Steve R. Powers - UBS Securities LLC
Analyst
Great. Hi, Benno, Steve, and Steve. I wanted to ask a question around the gross margin guidance, Steve. I'm not sure how you define moderate expansion. But if I take your full-year guidance of 1% to 2% in the top line and assume, just as a starting point, Q4 gross margin looks like Q3 in terms of expansion, that's going to put your gross margin performance for the year up about 40 basis points, if my math is correct. So I guess first does 40 basis points line up as moderate for you? And then second, is there any reason why gross margin expansion shouldn't actually accelerate in Q4, given the magnitude of the presumed commodity benefits and the continued cost saves? I know you flagged the higher trade promotion in your outlook a couple of times.

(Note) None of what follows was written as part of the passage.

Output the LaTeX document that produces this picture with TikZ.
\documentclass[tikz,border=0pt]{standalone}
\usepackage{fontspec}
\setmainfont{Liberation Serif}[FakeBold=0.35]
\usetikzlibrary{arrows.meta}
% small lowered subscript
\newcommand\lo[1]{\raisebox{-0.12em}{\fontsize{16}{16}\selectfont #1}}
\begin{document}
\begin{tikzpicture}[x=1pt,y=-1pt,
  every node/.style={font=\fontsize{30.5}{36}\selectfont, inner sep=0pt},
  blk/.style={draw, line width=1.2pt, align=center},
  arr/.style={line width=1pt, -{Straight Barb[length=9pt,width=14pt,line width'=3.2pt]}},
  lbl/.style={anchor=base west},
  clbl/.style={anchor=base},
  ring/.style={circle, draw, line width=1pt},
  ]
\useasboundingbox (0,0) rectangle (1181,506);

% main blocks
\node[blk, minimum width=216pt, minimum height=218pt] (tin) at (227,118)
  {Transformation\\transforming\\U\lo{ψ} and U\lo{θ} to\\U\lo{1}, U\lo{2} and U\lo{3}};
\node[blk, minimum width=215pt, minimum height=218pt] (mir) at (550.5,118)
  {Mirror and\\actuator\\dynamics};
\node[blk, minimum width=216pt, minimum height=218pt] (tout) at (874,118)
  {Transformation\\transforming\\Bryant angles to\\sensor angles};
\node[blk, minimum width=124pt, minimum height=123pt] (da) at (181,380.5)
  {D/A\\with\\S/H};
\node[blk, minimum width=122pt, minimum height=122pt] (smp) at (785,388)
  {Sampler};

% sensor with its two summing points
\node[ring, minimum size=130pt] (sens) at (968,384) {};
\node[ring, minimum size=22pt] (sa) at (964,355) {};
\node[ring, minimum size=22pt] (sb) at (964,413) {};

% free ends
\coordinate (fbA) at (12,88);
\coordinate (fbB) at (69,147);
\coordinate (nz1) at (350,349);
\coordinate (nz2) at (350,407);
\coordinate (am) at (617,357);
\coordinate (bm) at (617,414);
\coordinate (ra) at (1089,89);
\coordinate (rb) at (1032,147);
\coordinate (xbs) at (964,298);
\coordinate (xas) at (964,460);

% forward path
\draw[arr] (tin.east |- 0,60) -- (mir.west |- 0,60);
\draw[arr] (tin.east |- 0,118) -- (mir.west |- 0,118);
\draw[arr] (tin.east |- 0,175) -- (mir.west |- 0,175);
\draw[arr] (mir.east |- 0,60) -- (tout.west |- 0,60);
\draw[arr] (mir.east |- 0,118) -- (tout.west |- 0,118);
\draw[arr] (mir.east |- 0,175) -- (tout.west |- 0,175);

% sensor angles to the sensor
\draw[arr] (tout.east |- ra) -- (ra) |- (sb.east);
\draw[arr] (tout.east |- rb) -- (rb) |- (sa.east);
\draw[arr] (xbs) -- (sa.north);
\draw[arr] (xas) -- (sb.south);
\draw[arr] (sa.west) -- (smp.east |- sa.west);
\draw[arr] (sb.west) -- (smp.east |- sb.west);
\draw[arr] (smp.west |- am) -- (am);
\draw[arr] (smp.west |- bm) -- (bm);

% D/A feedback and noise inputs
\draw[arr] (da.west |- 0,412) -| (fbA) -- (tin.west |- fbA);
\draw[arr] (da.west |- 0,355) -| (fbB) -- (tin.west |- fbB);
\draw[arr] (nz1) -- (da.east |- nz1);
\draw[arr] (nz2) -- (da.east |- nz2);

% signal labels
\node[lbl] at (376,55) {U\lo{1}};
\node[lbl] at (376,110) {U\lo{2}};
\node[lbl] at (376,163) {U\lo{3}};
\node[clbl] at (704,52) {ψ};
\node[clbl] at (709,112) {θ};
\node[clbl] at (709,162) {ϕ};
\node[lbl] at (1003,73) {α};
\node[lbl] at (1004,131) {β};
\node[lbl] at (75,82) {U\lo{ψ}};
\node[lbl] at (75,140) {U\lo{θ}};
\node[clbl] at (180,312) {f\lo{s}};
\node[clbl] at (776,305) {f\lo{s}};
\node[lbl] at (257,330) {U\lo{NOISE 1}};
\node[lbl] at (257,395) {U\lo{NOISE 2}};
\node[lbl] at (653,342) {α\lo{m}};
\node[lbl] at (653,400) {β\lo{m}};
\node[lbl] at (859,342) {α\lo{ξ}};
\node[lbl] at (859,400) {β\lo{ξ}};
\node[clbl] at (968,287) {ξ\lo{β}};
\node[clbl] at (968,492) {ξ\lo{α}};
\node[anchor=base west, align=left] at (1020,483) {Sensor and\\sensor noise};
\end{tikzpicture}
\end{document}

And I'm assuming that's particularly focused on Glad, where you've got the price gap issue. But just how significant a spike in gross to net are you expecting in Q4, if you can size that order of magnitude versus Q3? Thanks.

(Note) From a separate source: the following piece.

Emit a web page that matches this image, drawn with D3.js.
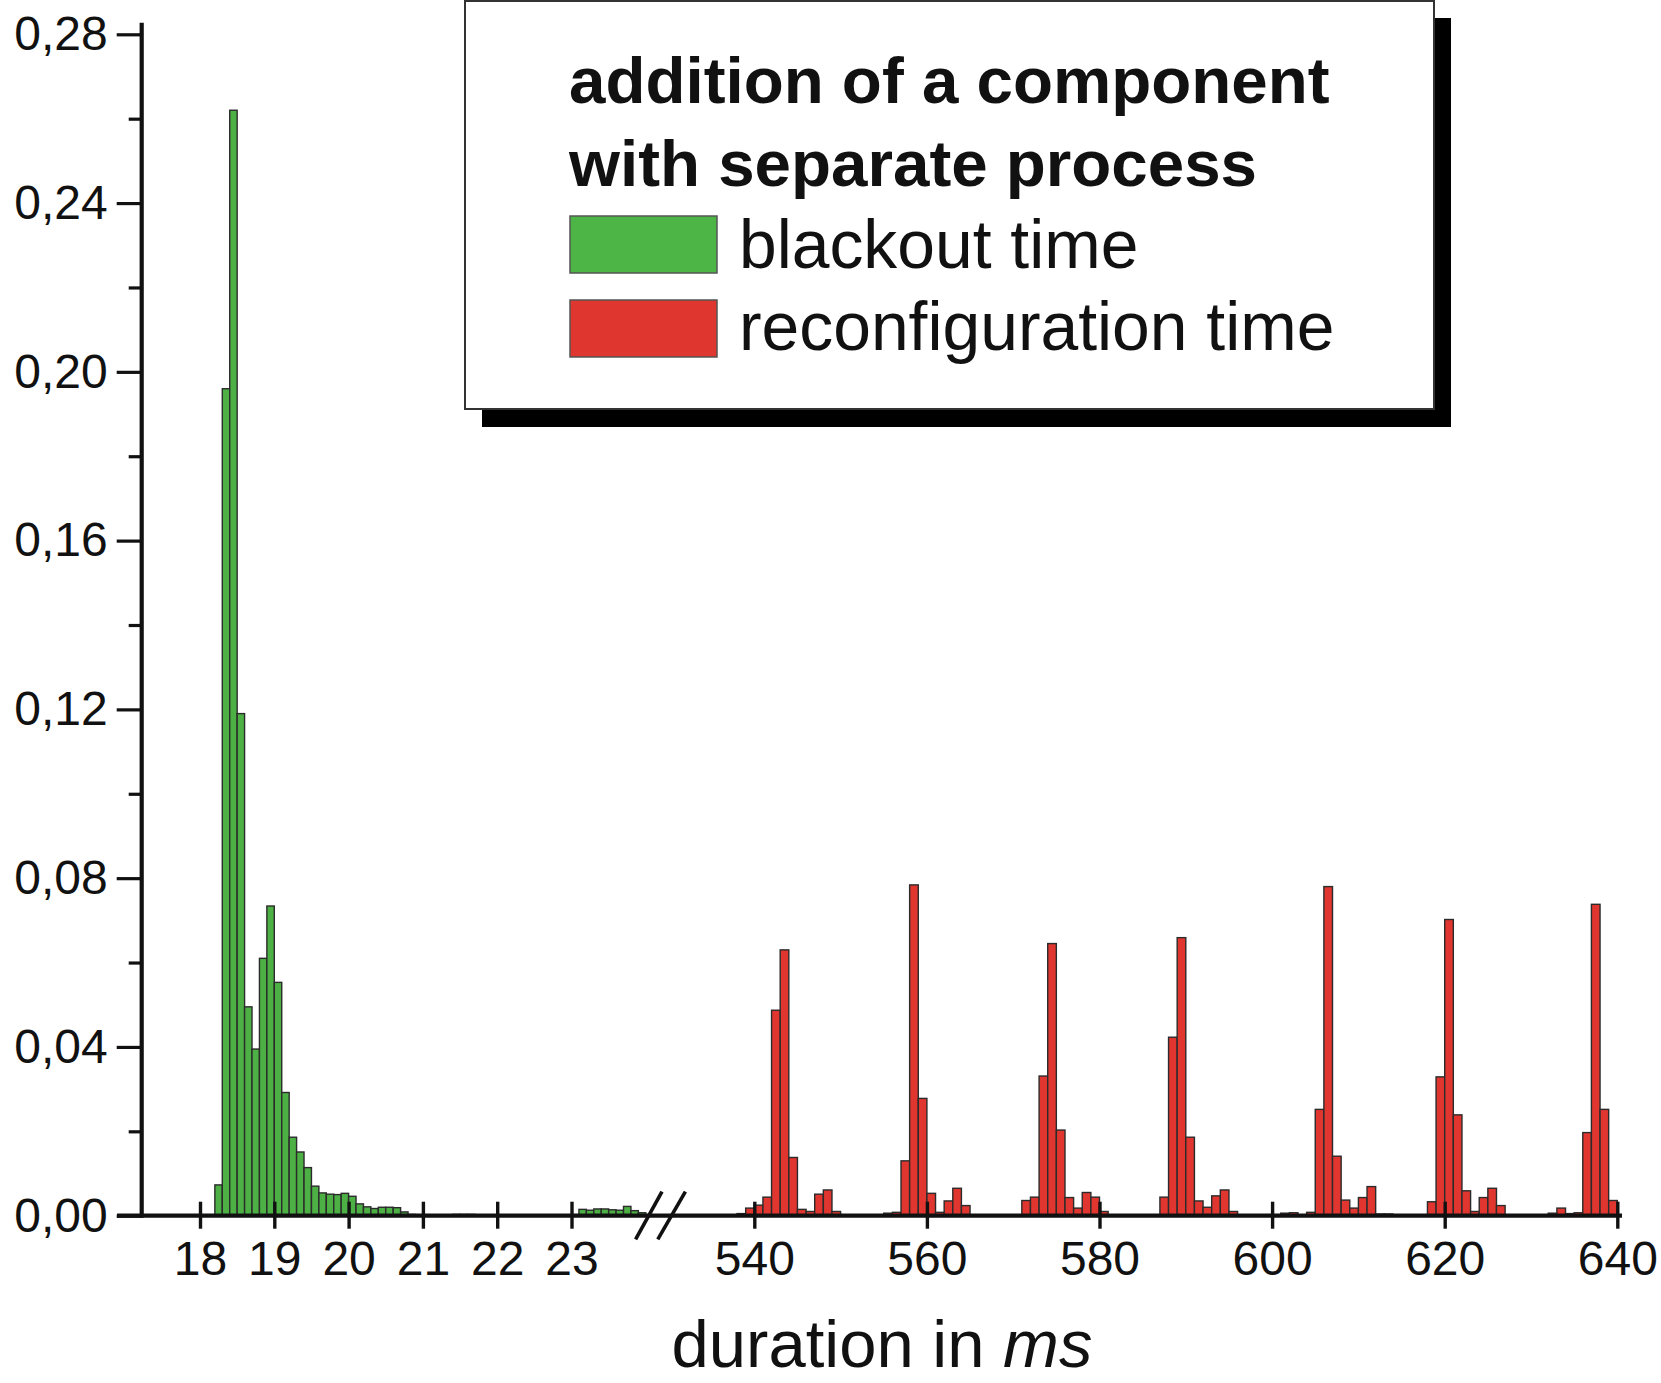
<!DOCTYPE html>
<html>
<head>
<meta charset="utf-8">
<script src="https://cdn.jsdelivr.net/npm/d3@7"></script>
<style>
  html, body { margin: 0; padding: 0; background: #fff; }
  svg { display: block; }
  text { font-family: "Liberation Sans", Arial, Helvetica, sans-serif; fill: #111; }
</style>
</head>
<body>
<svg id="chart" width="1661" height="1383"></svg>
<script>
// ---------- DATA ----------
const greenBins = [18.2,18.3,18.4,18.5,18.6,18.7,18.8,18.9,19.0,19.1,19.2,19.3,19.4,19.5,19.6,19.7,19.8,19.9,
  20.0,20.1,20.2,20.3,20.4,20.5,20.6,20.7,20.8,20.9,21.0,21.4,21.5,21.6,21.7,
  23.1,23.2,23.3,23.4,23.5,23.6,23.7,23.8,23.9];
const greenValues = [0.0073,0.196,0.262,0.119,0.0495,0.0395,0.061,0.0734,0.0553,0.0292,0.0186,0.0151,0.0114,0.0070,0.0054,0.0051,0.0050,0.0053,
  0.0046,0.0028,0.0021,0.0017,0.0020,0.0020,0.0019,0.0009,0.0003,0.0002,0.0001,0.0003,0.0003,0.0003,0.0002,
  0.0015,0.0013,0.0016,0.0016,0.0014,0.0013,0.0022,0.0012,0.0007];
const greenBinWidth = 0.1;

const redBins = [538,539,540,541,542,543,544,545,546,547,548,549,
  555,556,557,558,559,560,561,562,563,564,
  571,572,573,574,575,576,577,578,579,580,
  587,588,589,590,591,592,593,594,595,
  601,602,604,605,606,607,608,609,610,611,612,613,
  618,619,620,621,622,623,624,625,626,
  632,633,634,635,636,637,638,639];
const redValues = [0.0005,0.0018,0.0025,0.0044,0.0487,0.0630,0.0138,0.0015,0.0010,0.0051,0.0061,0.0010,
  0.0006,0.0008,0.0130,0.0784,0.0278,0.0053,0.0008,0.0035,0.0065,0.0024,
  0.0036,0.0044,0.0331,0.0645,0.0203,0.0043,0.0018,0.0055,0.0044,0.0010,
  0.0044,0.0423,0.0659,0.0186,0.0035,0.0020,0.0047,0.0061,0.0010,
  0.0006,0.0007,0.0008,0.0252,0.0780,0.0141,0.0037,0.0018,0.0043,0.0069,0.0004,0.0004,
  0.0033,0.0329,0.0702,0.0239,0.0059,0.0010,0.0043,0.0065,0.0024,
  0.0006,0.0018,0.0005,0.0007,0.0197,0.0738,0.0252,0.0036];
const redBinWidth = 1;

const yTicks = [0, 0.04, 0.08, 0.12, 0.16, 0.20, 0.24, 0.28];
const yMinorTicks = [0.02, 0.06, 0.10, 0.14, 0.18, 0.22, 0.26];
const greenTicks = [18, 19, 20, 21, 22, 23];
const redTicks = [540, 560, 580, 600, 620, 640];

const legendTitle = ["addition of a component", "with separate process"];
const legendItems = [
  { label: "blackout time", color: "#4db446" },
  { label: "reconfiguration time", color: "#df3630" }
];
const xTitle = "duration in ";
const xTitleUnit = "ms";

// ---------- LAYOUT ----------
const svg = d3.select("#chart");
svg.append("rect").attr("width", 1661).attr("height", 1383).attr("fill", "#fff");

const y0 = 1215.7, yTop = 34.3, axisX = 141.7;
const y = d3.scaleLinear().domain([0, 0.28]).range([y0, yTop]);
const xG = d3.scaleLinear().domain([18, 23]).range([200, 571.5]);
const xR = d3.scaleLinear().domain([540, 640]).range([754.3, 1617.3]);

const GREEN = "#4cb044", RED = "#e0362f", EDGE = "#2b2b2b";
const TICK_FONT = 48;

// bars
const g = svg.append("g");
g.selectAll("rect.green").data(greenBins.map((b, i) => ({ b, v: greenValues[i] })))
  .enter().append("rect").attr("class", "green")
  .attr("x", d => xG(d.b))
  .attr("width", d => xG(d.b + greenBinWidth) - xG(d.b))
  .attr("y", d => y(d.v))
  .attr("height", d => y(0) - y(d.v))
  .attr("fill", GREEN).attr("stroke", EDGE).attr("stroke-width", 1.4);

g.selectAll("rect.red").data(redBins.map((b, i) => ({ b, v: redValues[i] })))
  .enter().append("rect").attr("class", "red")
  .attr("x", d => xR(d.b))
  .attr("width", d => xR(d.b + redBinWidth) - xR(d.b))
  .attr("y", d => y(d.v))
  .attr("height", d => y(0) - y(d.v))
  .attr("fill", RED).attr("stroke", EDGE).attr("stroke-width", 1.4);

// y axis
const locale = d3.formatLocale({ decimal: ",", thousands: ".", grouping: [3], currency: ["", ""] });
const fmt = locale.format(".2f");
const yAxis = d3.axisLeft(y).tickValues(yTicks).tickFormat(fmt).tickSize(25).tickPadding(9);
const ya = svg.append("g").attr("transform", `translate(${axisX},0)`).call(yAxis);
ya.select(".domain").remove();
ya.selectAll(".tick line").attr("stroke", "#111").attr("stroke-width", 3.2);
ya.selectAll(".tick text").attr("font-size", TICK_FONT).attr("fill", "#111")
  .attr("font-family", "Liberation Sans, Arial, sans-serif");
const yMinor = d3.axisLeft(y).tickValues(yMinorTicks).tickFormat("").tickSize(13);
const ym = svg.append("g").attr("transform", `translate(${axisX},0)`).call(yMinor);
ym.select(".domain").remove();
ym.selectAll(".tick line").attr("stroke", "#111").attr("stroke-width", 3.2);

// x axes
function xAxisGroup(scale, ticks) {
  const ax = d3.axisBottom(scale).tickValues(ticks).tickFormat(d3.format("d")).tickSize(27);
  const sel = svg.append("g").attr("transform", `translate(0,${y0})`).call(ax);
  sel.select(".domain").remove();
  sel.selectAll(".tick line").attr("y1", -14).attr("y2", 13).attr("stroke", "#111").attr("stroke-width", 3.4);
  sel.selectAll(".tick text").attr("y", 59).attr("dy", 0).attr("font-size", TICK_FONT).attr("fill", "#111")
    .attr("font-family", "Liberation Sans, Arial, sans-serif");
  return sel;
}

// axis lines
svg.append("line").attr("x1", axisX).attr("x2", axisX).attr("y1", 22.7).attr("y2", y0 + 2)
  .attr("stroke", "#111").attr("stroke-width", 4.2);
svg.append("line").attr("x1", 117).attr("x2", 1622).attr("y1", y0).attr("y2", y0)
  .attr("stroke", "#111").attr("stroke-width", 4.2);

xAxisGroup(xG, greenTicks);
xAxisGroup(xR, redTicks);

// axis break marks
const brk = svg.append("g").attr("stroke", "#111").attr("stroke-width", 3.6).attr("stroke-linecap", "butt");
[[635.6, 662.0], [657.8, 685.4]].forEach(([a, b]) => {
  brk.append("line").attr("x1", a).attr("y1", 1239.4).attr("x2", b).attr("y2", 1191.7);
});

// x title
const xt = svg.append("text").attr("x", 882).attr("y", 1367).attr("text-anchor", "middle")
  .attr("font-size", 67).attr("fill", "#111");
xt.append("tspan").text(xTitle);
xt.append("tspan").attr("font-style", "italic").text(xTitleUnit);

// legend
const lg = svg.append("g");
lg.append("rect").attr("x", 482).attr("y", 18).attr("width", 969).attr("height", 409).attr("fill", "#000");
lg.append("rect").attr("x", 465).attr("y", 1).attr("width", 969).attr("height", 408)
  .attr("fill", "#fff").attr("stroke", "#333").attr("stroke-width", 2);
legendTitle.forEach((t, i) => {
  lg.append("text").attr("x", 569).attr("y", 103 + i * 82.5).attr("font-size", 65.5)
    .attr("font-weight", "bold").attr("fill", "#111").text(t);
});
legendItems.forEach((it, i) => {
  lg.append("rect").attr("x", 570).attr("y", 216 + i * 84).attr("width", 147).attr("height", 57)
    .attr("fill", it.color).attr("stroke", "#555").attr("stroke-width", 1.5);
  lg.append("text").attr("x", 739).attr("y", 268 + i * 82).attr("font-size", 67.8)
    .attr("fill", "#111").text(it.label);
});
</script>
</body>
</html>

Stephen M. Robb - Chief Financial Officer & Executive Vice President: Yeah. We are expecting a meaningful improvement in gross margins in the fourth quarter. Obviously, we're very pleased with the results we saw in the third quarter where we added almost a little over a full point of gross margin. And what we saw in the third quarter, and this is relevant to the fourth quarter, strong cost-savings programs, pricing actions that are working in the market. In the third quarter, commodity costs were flat. And so all those benefits flowed through. When you look forward to the fourth quarter, we feel great about the pricing. We feel very good about the cost savings. And importantly, we expect to get some commodity cost tailwinds, okay, and that will probably be the first quarter this year where we're actually getting tailwinds, so I would expect a meaningful gross margin expansion in the fourth quarter. Now for the full year, stepping back, we do expect EBIT margin to be about flat. And the reason for that is we are going to continue to step up our investments in consumer demand-building investments, and our SG&A costs are expected to be about 14% for the full year. So I think some of the benefit in the fourth quarter in gross margin will be offset by some of these other factors, but nonetheless you should see some pretty nice numbers.